Presentation notes: Mortgage interest relief

MPN Member: Elliot Cohen
Business: Shacter Cohen & Bor
Talk date: 19th November 2019

Elliot explained that his accountancy office was based in the centre of Manchester but had clients all over the North West and London & that him and the other 2 client facing Partners were happy to meet clients at their premises or in the firm’s offices.

It is Shacter Cohen & Bor’s policy to meet each client at least once a year.

The 4th Partner Tony Tivnan concentrates solely on tax, tax compliance, Tax Returns, advising clients on tax and dealing with tax matters within the office.

Elliot’s focus in the presentation related to changes in mortgage interest relief that has been phased-in in the past 3 years to the extent that in 2020/2021 a higher rate taxpayer ( one on 40% or 45% ) will only be able to claim 20% tax relief on mortgage interest payments.  Elliot gave examples of how this may adversely affect a higher rate taxpayer who has mortgages or loans, to the extent that taking into account the tax that would be payable, that there could be a negative cash flow position..

The effect of the change in mortgage interest relief can be profound – those claiming benefits of Universal Credit, child tax benefit etc could be affected because of the way the mortgage interest relief is now calculated & presented .

Elliot explained that the firm was advising property investors, particularly those who may be subject to higher rate, to purchase residential properties through a limited company although there are certain disadvantages in doing so e.g the loss of the capital gains exemption allowance on a disposal of a property;  and/or for property investors to concentrate on purchasing commercial rather than residential.

Elliot then went on to explain the forthcoming changes in ‘lettings relief’.  This could apply to any number of people who owned a house, and then let it out for a period, for example, moved away to a different part of the country because of work;  moved in with a partner  etc.

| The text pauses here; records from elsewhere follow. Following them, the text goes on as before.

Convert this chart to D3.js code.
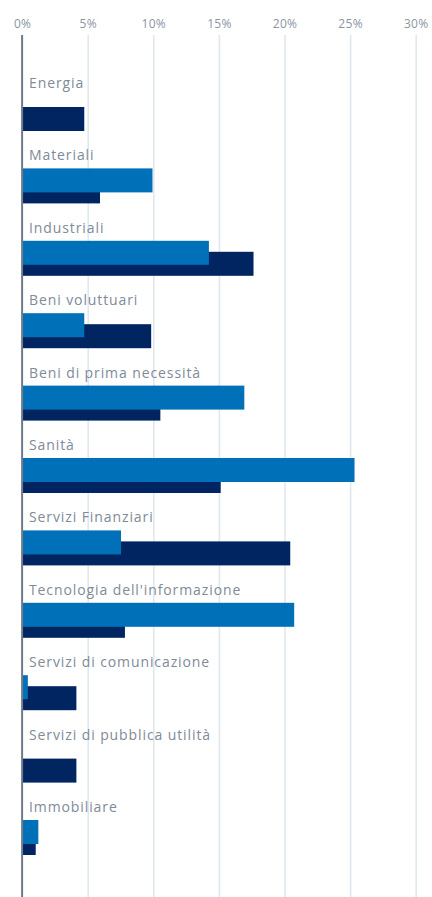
<!DOCTYPE html>
<html>
<head>
<meta charset="utf-8">
<script src="https://cdn.jsdelivr.net/npm/d3@7"></script>
<style>
  body { margin: 0; background: #fff; }
  svg { display: block; font-family: "Open Sans", "Noto Sans", sans-serif; }
</style>
</head>
<body>
<svg id="chart" width="432" height="897"></svg>
<script>
// settori e pesi (%), portafoglio vs benchmark
var sectors = ["Energia", "Materiali", "Industriali", "Beni voluttuari", "Beni di prima necessità",
               "Sanità", "Servizi Finanziari", "Tecnologia dell'informazione",
               "Servizi di comunicazione", "Servizi di pubblica utilità", "Immobiliare"];
var fundValues = [0, 9.9, 14.2, 4.7, 16.9, 25.3, 7.5, 20.7, 0.4, 0, 1.2];
var benchValues = [4.7, 5.9, 17.6, 9.8, 10.5, 15.1, 20.4, 7.8, 4.1, 4.1, 1.0];
var tickValues = [0, 5, 10, 15, 20, 25, 30];

var width = 432,
    height = 897,
    barH = 24,
    offset = 11;

var fundColor = "#0070b9",
    benchColor = "#002561";

var x = d3.scaleLinear()
    .domain([0, 30])
    .range([22.6, 416.2]);

var y = d3.scaleBand()
    .domain(sectors)
    .range([60, 60 + 72.4 * sectors.length])
    .paddingInner(0)
    .paddingOuter(0);

var svg = d3.select("#chart");

// griglia verticale
svg.append("g")
    .selectAll("line")
    .data(tickValues.slice(1))
    .enter().append("line")
    .attr("x1", function(d) { return x(d); })
    .attr("x2", function(d) { return x(d); })
    .attr("y1", 35)
    .attr("y2", height)
    .attr("stroke", "#e0e8ef")
    .attr("stroke-width", 1.6);

// etichette asse
svg.append("g")
    .selectAll("text")
    .data(tickValues)
    .enter().append("text")
    .attr("x", function(d) { return x(d); })
    .attr("y", 28)
    .attr("text-anchor", "middle")
    .attr("font-size", 12)
    .attr("letter-spacing", 0.3)
    .attr("fill", "#8a94a2")
    .text(function(d) { return d + "%"; });

var g = svg.selectAll(".sector")
    .data(sectors)
    .enter().append("g")
    .attr("class", "sector")
    .attr("transform", function(d) { return "translate(0," + y(d) + ")"; });

g.append("text")
    .attr("x", 29)
    .attr("y", 28)
    .attr("font-size", 14)
    .attr("letter-spacing", 0.9)
    .attr("fill", "#808a98")
    .text(function(d) { return d; });

// benchmark sotto, portafoglio sopra
g.append("rect")
    .attr("x", x(0))
    .attr("y", 36 + offset)
    .attr("height", barH)
    .attr("width", function(d, i) { return x(benchValues[i]) - x(0); })
    .attr("fill", benchColor);

g.append("rect")
    .attr("x", x(0))
    .attr("y", 36)
    .attr("height", barH)
    .attr("width", function(d, i) { return x(fundValues[i]) - x(0); })
    .attr("fill", fundColor);

// linea dello zero
svg.append("line")
    .attr("x1", x(0) - 0.5)
    .attr("x2", x(0) - 0.5)
    .attr("y1", 35)
    .attr("y2", height)
    .attr("stroke", "#6e7989")
    .attr("stroke-width", 2);
</script>
</body>
</html>
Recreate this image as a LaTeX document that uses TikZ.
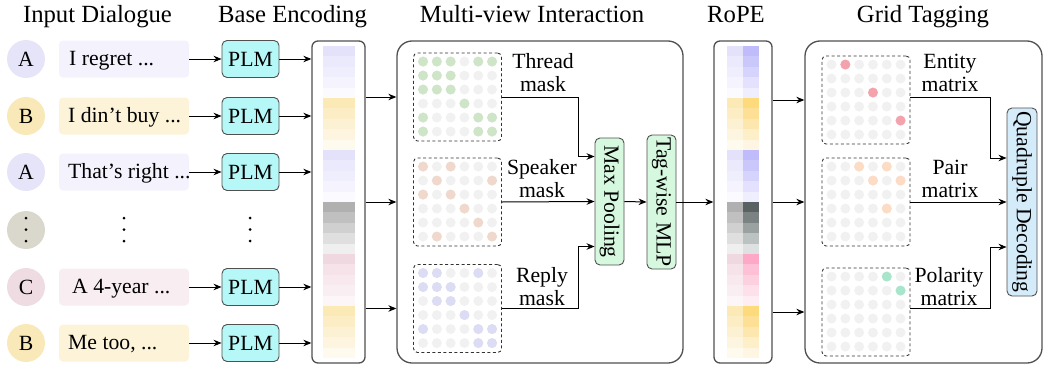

From 6 April 2020 there is to be a change in such circumstances whereby  ‘letting relief ‘ [which could be as much as of £40,000] is a deduction from the gain of a sale of what was once a person’s principle private residence, is totally removed;  and furthermore the concession of a period of exemption from capital gain has been reduced from 18 months to 9 months.

In the example given in the presentation, a person who lived in a property for 2 years, let it for 8 years and now disposes the former home and makes £100,000 gain, would be taxed on £30,000  resulting in a Capital Gains Tax liability of £ 3,240 tax [assuming a basic rate taxpayer earning £25k per annum].

After 6 April 2020 the chargeable gain would be £72,500 – which even for a basic rate taxpayer would result in higher rate tax being paid.  The liability could be, say £15,000 or more.

Elliot explained that this is just an example of why any trader or even small time investor should consult a qualified Accountant before disposing of a property or in fact making any move either in business or regarding personal assets.

Elliot explained that effectively anyone can call themselves an Accountant ;  so when a person seeks some accounting or tax advice they should ensure that their advisor is a qualified Chartered Accountant who has passed the relevant exams, undertakes continuing practice development ( CPD ), has insurance in place and is recognised by HM Revenue & Customs.